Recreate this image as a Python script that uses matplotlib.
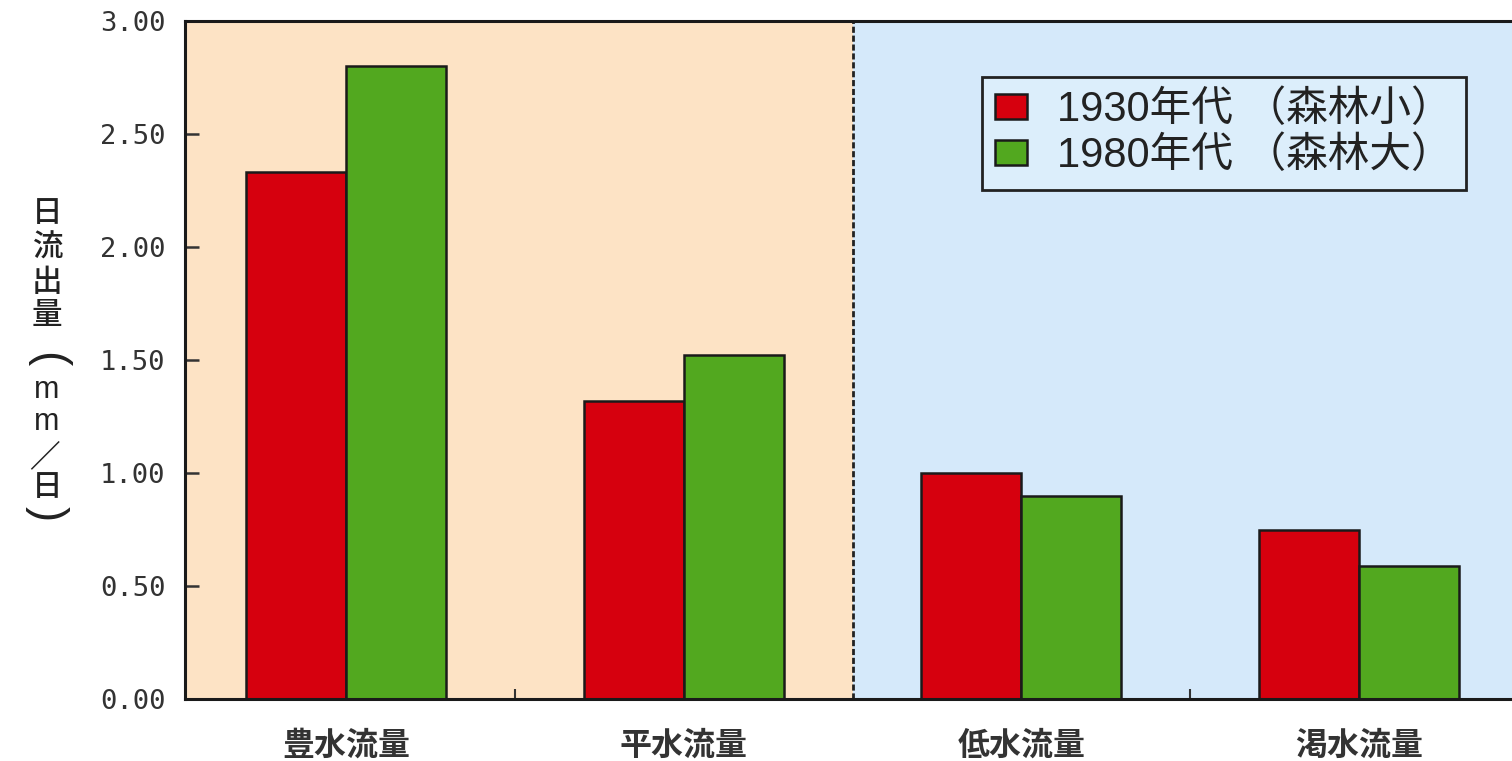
import matplotlib
matplotlib.use("Agg")
import matplotlib.pyplot as plt
import numpy as np

plt.rcParams['font.family'] = ['Noto Sans CJK JP', 'DejaVu Sans']

categories = ["豊水流量", "平水流量", "低水流量", "渇水流量"]
series_names = ["1930年代 （森林小）", "1980年代 （森林大）"]
values_1930 = [2.33, 1.32, 1.00, 0.75]
values_1980 = [2.80, 1.52, 0.90, 0.59]
y_ticks = [0.0, 0.5, 1.0, 1.5, 2.0, 2.5, 3.0]

red = "#D6000E"
green = "#52A81F"
peach = "#FDE3C5"
blue = "#D5E9FA"
ink = "#222222"

W, H = 1512, 761
fig = plt.figure(figsize=(W / 100, H / 100), dpi=100)
fig.patch.set_facecolor("white")

x0, x1 = -0.478, 3.5
ax_left_px, ax_bottom_px, ax_top_px = 185, 699, 21
px_per_unit = 337.5
ax_w_px = (x1 - x0) * px_per_unit
ax = fig.add_axes([ax_left_px / W, 1 - ax_bottom_px / H,
                   ax_w_px / W, (ax_bottom_px - ax_top_px) / H])
ax.set_xlim(x0, x1)
ax.set_ylim(0, 3.0)

# two shaded regions separated by a dashed divider
ax.axvspan(x0, 1.5, color=peach, zorder=0, lw=0)
ax.axvspan(1.5, x1, color=blue, zorder=0, lw=0)
ax.axvline(1.5, color=ink, lw=2, linestyle=(0, (2.2, 1.0)), zorder=1)

x = np.arange(len(categories))
bw = 0.296
ax.bar(x - bw / 2, values_1930, bw, color=red, edgecolor="#1a1a1a",
       linewidth=1.8, label=series_names[0], zorder=2)
ax.bar(x + bw / 2, values_1980, bw, color=green, edgecolor="#1a1a1a",
       linewidth=1.8, label=series_names[1], zorder=2)

for side in ["left", "bottom", "top"]:
    ax.spines[side].set_linewidth(2.2)
    ax.spines[side].set_color("#1a1a1a")
ax.spines["right"].set_visible(False)

ax.set_yticks(y_ticks)
ax.set_yticklabels([f"{v:.2f}" for v in y_ticks], family="DejaVu Sans Mono",
                   fontsize=19.5, color="#333333")
ax.tick_params(axis="y", direction="in", length=10, width=1.8,
               color="#333333", pad=14)

ax.set_xticks(x)
ax.set_xticklabels(categories, fontsize=23, color="#333333", fontweight="bold")
ax.tick_params(axis="x", which="major", length=0, pad=22)
ax.set_xticks([0.5, 2.5], minor=True)
ax.tick_params(axis="x", which="minor", direction="in", length=7, width=1.5,
               color="#333333")

# vertical y-axis label, written top to bottom (brackets turned sideways)
cx = 47 / W
for ch, yc in zip(["日", "流", "出", "量"], [214, 248, 283, 316]):
    fig.text(cx, 1 - yc / H, ch, ha="center", va="center", fontsize=22,
             fontweight="medium", color=ink)
fig.text(cx, 1 - 360 / H, "(", ha="center", va="center", fontsize=33,
         rotation=-90, family="Liberation Sans", color=ink)
for yc in [390, 422]:
    fig.text(cx, 1 - yc / H, "m", ha="center", va="center", fontsize=22,
             family="Liberation Sans", color=ink)
fig.text(44 / W, 1 - 457 / H, "／", ha="center", va="center", fontsize=22,
         fontweight="bold", color=ink)
fig.text(cx, 1 - 488 / H, "日", ha="center", va="center", fontsize=22,
         fontweight="medium", color=ink)
fig.text(cx, 1 - 514 / H, ")", ha="center", va="center", fontsize=33,
         rotation=-90, family="Liberation Sans", color=ink)

leg = ax.legend(loc="upper left", bbox_to_anchor=(982 / W, 1 - 77 / H),
                bbox_transform=fig.transFigure, borderaxespad=0,
                prop={"family": ["Liberation Sans", "Noto Sans CJK JP"], "size": 30},
                frameon=True, fancybox=False, edgecolor=ink,
                facecolor="#DCEEFB", framealpha=1, labelspacing=0.14,
                handlelength=0.77, handleheight=0.53, handletextpad=0.72,
                borderpad=0.32)
leg.get_frame().set_linewidth(2)
for t in leg.get_texts():
    t.set_color(ink)

fig.savefig("out.png", dpi=100)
※
◆ PROBLEM DETAILS
Leave out the pictures and print every line of the data exactly.

◆ RESULT OF THIS TASK
Recreate this image as a Python script that uses matplotlib.
import matplotlib
matplotlib.use("Agg")
import matplotlib.pyplot as plt
import numpy as np

plt.rcParams['font.family'] = ['Noto Sans CJK JP', 'DejaVu Sans']

categories = ["豊水流量", "平水流量", "低水流量", "渇水流量"]
series_names = ["1930年代 （森林小）", "1980年代 （森林大）"]
values_1930 = [2.33, 1.32, 1.00, 0.75]
values_1980 = [2.80, 1.52, 0.90, 0.59]
y_ticks = [0.0, 0.5, 1.0, 1.5, 2.0, 2.5, 3.0]

red = "#D6000E"
green = "#52A81F"
peach = "#FDE3C5"
blue = "#D5E9FA"
ink = "#222222"

W, H = 1512, 761
fig = plt.figure(figsize=(W / 100, H / 100), dpi=100)
fig.patch.set_facecolor("white")

x0, x1 = -0.478, 3.5
ax_left_px, ax_bottom_px, ax_top_px = 185, 699, 21
px_per_unit = 337.5
ax_w_px = (x1 - x0) * px_per_unit
ax = fig.add_axes([ax_left_px / W, 1 - ax_bottom_px / H,
                   ax_w_px / W, (ax_bottom_px - ax_top_px) / H])
ax.set_xlim(x0, x1)
ax.set_ylim(0, 3.0)

# two shaded regions separated by a dashed divider
ax.axvspan(x0, 1.5, color=peach, zorder=0, lw=0)
ax.axvspan(1.5, x1, color=blue, zorder=0, lw=0)
ax.axvline(1.5, color=ink, lw=2, linestyle=(0, (2.2, 1.0)), zorder=1)

x = np.arange(len(categories))
bw = 0.296
ax.bar(x - bw / 2, values_1930, bw, color=red, edgecolor="#1a1a1a",
       linewidth=1.8, label=series_names[0], zorder=2)
ax.bar(x + bw / 2, values_1980, bw, color=green, edgecolor="#1a1a1a",
       linewidth=1.8, label=series_names[1], zorder=2)

for side in ["left", "bottom", "top"]:
    ax.spines[side].set_linewidth(2.2)
    ax.spines[side].set_color("#1a1a1a")
ax.spines["right"].set_visible(False)

ax.set_yticks(y_ticks)
ax.set_yticklabels([f"{v:.2f}" for v in y_ticks], family="DejaVu Sans Mono",
                   fontsize=19.5, color="#333333")
ax.tick_params(axis="y", direction="in", length=10, width=1.8,
               color="#333333", pad=14)

ax.set_xticks(x)
ax.set_xticklabels(categories, fontsize=23, color="#333333", fontweight="bold")
ax.tick_params(axis="x", which="major", length=0, pad=22)
ax.set_xticks([0.5, 2.5], minor=True)
ax.tick_params(axis="x", which="minor", direction="in", length=7, width=1.5,
               color="#333333")

# vertical y-axis label, written top to bottom (brackets turned sideways)
cx = 47 / W
for ch, yc in zip(["日", "流", "出", "量"], [214, 248, 283, 316]):
    fig.text(cx, 1 - yc / H, ch, ha="center", va="center", fontsize=22,
             fontweight="medium", color=ink)
fig.text(cx, 1 - 360 / H, "(", ha="center", va="center", fontsize=33,
         rotation=-90, family="Liberation Sans", color=ink)
for yc in [390, 422]:
    fig.text(cx, 1 - yc / H, "m", ha="center", va="center", fontsize=22,
             family="Liberation Sans", color=ink)
fig.text(44 / W, 1 - 457 / H, "／", ha="center", va="center", fontsize=22,
         fontweight="bold", color=ink)
fig.text(cx, 1 - 488 / H, "日", ha="center", va="center", fontsize=22,
         fontweight="medium", color=ink)
fig.text(cx, 1 - 514 / H, ")", ha="center", va="center", fontsize=33,
         rotation=-90, family="Liberation Sans", color=ink)

leg = ax.legend(loc="upper left", bbox_to_anchor=(982 / W, 1 - 77 / H),
                bbox_transform=fig.transFigure, borderaxespad=0,
                prop={"family": ["Liberation Sans", "Noto Sans CJK JP"], "size": 30},
                frameon=True, fancybox=False, edgecolor=ink,
                facecolor="#DCEEFB", framealpha=1, labelspacing=0.14,
                handlelength=0.77, handleheight=0.53, handletextpad=0.72,
                borderpad=0.32)
leg.get_frame().set_linewidth(2)
for t in leg.get_texts():
    t.set_color(ink)

fig.savefig("out.png", dpi=100)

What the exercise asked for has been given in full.